The main takeaway is that DKS's downside FY26 guidance is signaling that demand for sporting goods is poised to slow, which is not only weighing on shares of DKS, but it's also hitting shares of Foot Locker (FL), Academy Sports + Outdoors (ASO), NIKE (NKE), and Adidas (ADDYY),

Asana loses its CEO and issues weak revenue guidance, prompting a sharp pullback today (ASAN)

Asana (ASAN -24%) is losing its CEO and past four months of gains today as shares tumble following Q4 (Jan) results and news that its co-founder, CEO, and Chairman Dustin Moskovitz will be transitioning to the sole position of Chairman upon hiring a replacement CEO. At the same time, the workforce management software developer issued mixed guidance for the upcoming quarter and FY26, projecting earnings above consensus in both instances -- likely reflecting its recent decision to trim its workforce by around 5% -- but predicting revenue that missed the mark.
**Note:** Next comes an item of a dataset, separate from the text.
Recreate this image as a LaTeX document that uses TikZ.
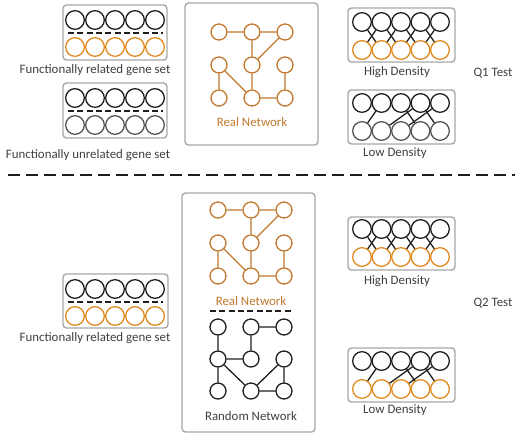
\documentclass[tikz,border=0pt]{standalone}
\usepackage{fontspec}
\setmainfont{Carlito}
\usetikzlibrary{positioning}
\definecolor{genecol}{HTML}{E0891F}
\definecolor{netcol}{HTML}{C0782C}
\definecolor{framecol}{HTML}{A8A8A8}
\definecolor{inkcol}{HTML}{1E1E1E}
\definecolor{greycol}{HTML}{555555}

\begin{document}
\begin{tikzpicture}
[x=0.03cm,y=-0.03cm,
 panel/.style = {draw=framecol, line width=1.2pt, rounded corners=3pt},
 gene/.style = {draw=inkcol, circle, line width=1.1pt, minimum size=0.56cm, inner sep=0pt},
 vertex/.style = {draw=netcol, circle, line width=1.1pt, minimum size=0.48cm, inner sep=0pt},
 link/.style = {draw=netcol, line width=1.1pt},
 tie/.style = {draw=inkcol, line width=1.1pt},
 sep/.style = {draw=inkcol, line width=1.2pt, dash pattern=on 0.18cm off 0.1cm},
 lbl/.style = {font=\fontsize{11}{13}\selectfont, text=inkcol!85, inner sep=1pt},
]
\useasboundingbox (0,0) rectangle (520,437);

% Q1 gene sets
\draw[panel] (63,5) rectangle (167,60);
\foreach \i in {1,...,5} {
  \node[gene] (sa\i) at (55+20*\i,20) {};
  \node[gene,draw=genecol] (sb\i) at (55+20*\i,47) {};
}
\draw[sep] (68,33) -- (163,33);
\node[lbl] (relA) at (95,70) {Functionally related gene set};

\draw[panel] (63,83) rectangle (167,138);
\foreach \i in {1,...,5} {
  \node[gene] (ua\i) at (55+20*\i,98) {};
  \node[gene,draw=greycol] (ub\i) at (55+20*\i,125) {};
}
\draw[sep] (68,111) -- (163,111);
\node[lbl] (unrel) at (88,155) {Functionally unrelated gene set};

% Q1 real network
\draw[panel] (185,3) rectangle (318,145);
\foreach \c/\px in {1/219,2/252,3/285}
  \foreach \r/\py in {1/32,2/65,3/98}
    \node[vertex] (p\r\c) at (\px,\py) {};
\draw[link] (p11)--(p12) (p12)--(p13) (p12)--(p22) (p13)--(p22) (p22)--(p32)
  (p21)--(p31) (p21)--(p32) (p23)--(p33) (p32)--(p33);
\node[lbl,text=netcol] (realA) at (252,122) {Real Network};

% Q1 densities
\draw[panel] (348,8) rectangle (455,62);
\foreach \i in {1,...,5} {
  \node[gene] (ha\i) at (342.5+19.5*\i,22) {};
  \node[gene,draw=genecol] (hb\i) at (342.5+19.5*\i,50) {};
}
\draw[tie] (ha1)--(hb2) (ha2)--(hb1) (ha2)--(hb3) (ha3)--(hb2)
  (ha3)--(hb4) (ha4)--(hb3) (ha4)--(hb5) (ha5)--(hb4);
\node[lbl] (highA) at (397,72) {High Density};

\draw[panel] (348,90) rectangle (455,144);
\foreach \i in {1,...,5} {
  \node[gene] (la\i) at (342.5+19.5*\i,103) {};
  \node[gene,draw=greycol] (lb\i) at (342.5+19.5*\i,131) {};
}
\draw[tie] (la2)--(lb1) (la4)--(lb2) (la3)--(lb4) (la4)--(lb5) (la5)--(lb3);
\node[lbl] (lowA) at (395,153) {Low Density};

\node[lbl] (qone) at (493,73) {Q1 Test};

% divider
\draw[inkcol, line width=1.4pt, dash pattern=on 0.36cm off 0.18cm] (8,175) -- (515,175);

% Q2 gene set
\draw[panel] (63,274) rectangle (168,328);
\foreach \i in {1,...,5} {
  \node[gene] (ca\i) at (55+20*\i,289) {};
  \node[gene,draw=genecol] (cb\i) at (55+20*\i,316) {};
}
\draw[sep] (68,302) -- (163,302);
\node[lbl] (relB) at (95,338) {Functionally related gene set};

% Q2 real vs random network
\draw[panel] (182,193) rectangle (315,432);
\foreach \c/\px in {1/218,2/251,3/284}
  \foreach \r/\py in {1/210,2/243,3/276}
    \node[vertex] (q\r\c) at (\px,\py) {};
\draw[link] (q11)--(q12) (q12)--(q13) (q12)--(q22) (q13)--(q22) (q22)--(q32)
  (q21)--(q31) (q21)--(q32) (q23)--(q33) (q32)--(q33);
\node[lbl,text=netcol] (realB) at (251,301) {Real Network};
\draw[sep] (210,311) -- (292,311);

\foreach \c/\px in {1/218,2/251,3/284}
  \foreach \r/\py in {1/327,2/359,3/391}
    \node[vertex,draw=inkcol] (n\r\c) at (\px,\py) {};
\draw[tie] (n11)--(n21) (n12)--(n13) (n12)--(n22) (n21)--(n22)
  (n21)--(n31) (n21)--(n32) (n32)--(n23) (n23)--(n33) (n32)--(n33);
\node[lbl] (rand) at (251,416) {Random Network};

% Q2 densities
\draw[panel] (348,217) rectangle (455,270);
\foreach \i in {1,...,5} {
  \node[gene] (hc\i) at (342.5+19.5*\i,229) {};
  \node[gene,draw=genecol] (hd\i) at (342.5+19.5*\i,257) {};
}
\draw[tie] (hc1)--(hd2) (hc2)--(hd1) (hc2)--(hd3) (hc3)--(hd2)
  (hc3)--(hd4) (hc4)--(hd3) (hc4)--(hd5) (hc5)--(hd4);
\node[lbl] (highB) at (397,281) {High Density};

\draw[panel] (348,348) rectangle (455,402);
\foreach \i in {1,...,5} {
  \node[gene] (lc\i) at (342.5+19.5*\i,361) {};
  \node[gene,draw=genecol] (ld\i) at (342.5+19.5*\i,389) {};
}
\draw[tie] (lc2)--(ld1) (lc4)--(ld2) (lc3)--(ld4) (lc4)--(ld5) (lc5)--(ld3);
\node[lbl] (lowB) at (395,410) {Low Density};

\node[lbl] (qtwo) at (493,303) {Q2 Test};
\end{tikzpicture}
\end{document}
  • ASAN's Q4 numbers were still decent. Revenue of $188.3 mln, a 10.1% increase yr/yr, met the high end of the company's prior $187.5-188.5 mln forecast. Meanwhile, ASAN's adjusted earnings broke even in the quarter, better than its $(0.02)-$(0.01) prediction. Non-GAAP operating margins jumped by over 800 bps yr/yr to an operating loss margin of just 1%. Mr. Moskovitz expects the company to reach non-GAAP profitability in Q1 (Apr), projecting adjusted EPS of $0.02.
  • Non-tech verticals underpinned revenue growth in Q4 as they continued to outpace overall growth, climbing by 15% yr/yr. Some of ASAN's fastest-growing verticals included manufacturing, energy, consumer retail, and media. Also supporting sales growth in the quarter was ASAN's ongoing progress in its enterprise customer acquisition, with its $100,000 cohort expanding by 20% yr/yr, an acceleration from last quarter.
  • Like many tech firms, AI remains pivotal to current and future growth. The outgoing CEO mentioned that momentum surrounding AI exceeded expectations, with hundreds of its largest customers actively running workflows powered by AI Studio. Notably, Mr. Moskovitz was struck by the breadth of AI demand across all segments. Looking ahead, ASAN is forming a dedicated sales team for AI Studio to pounce on the outsized opportunity, especially as the general availability of AI Studio launches later in Q1.
  • Given the incredible AI demand, ASAN's revenue outlook is discouraging, anticipating Q1 revs of $184-186.5 mln, a slight sequential dip, and FY26 revs of $782-790 mln, an 8.6% increase yr/yr at the midpoint, down slightly from an 11.0% jump in FY25. Underlying the guidance is no material change to the current macroeconomic or spending climate, which is somewhat worrisome, given the increasing risks of a macroeconomic slowdown. Also, ASAN is optimizing its go-to-market by reallocating some resources, which can take several quarters before benefits are realized.
Today's disappointment centers on guidance and Dustin Moskovitz's departure as CEO. The co-founder has been at ASAN through it all, supporting the company's 2020 IPO and its struggles during the rising interest rate environment that followed. As the market shifts away from riskier assets, ASAN has been getting punished, down considerably from levels before its +40% surge following Q3 (Oct) results in December. Investors are not only concerned about the growing risks of a deteriorating macroeconomic picture but also about the direction ASAN will take without its co-founder at the helm, potentially keeping a lid on near-term appreciation.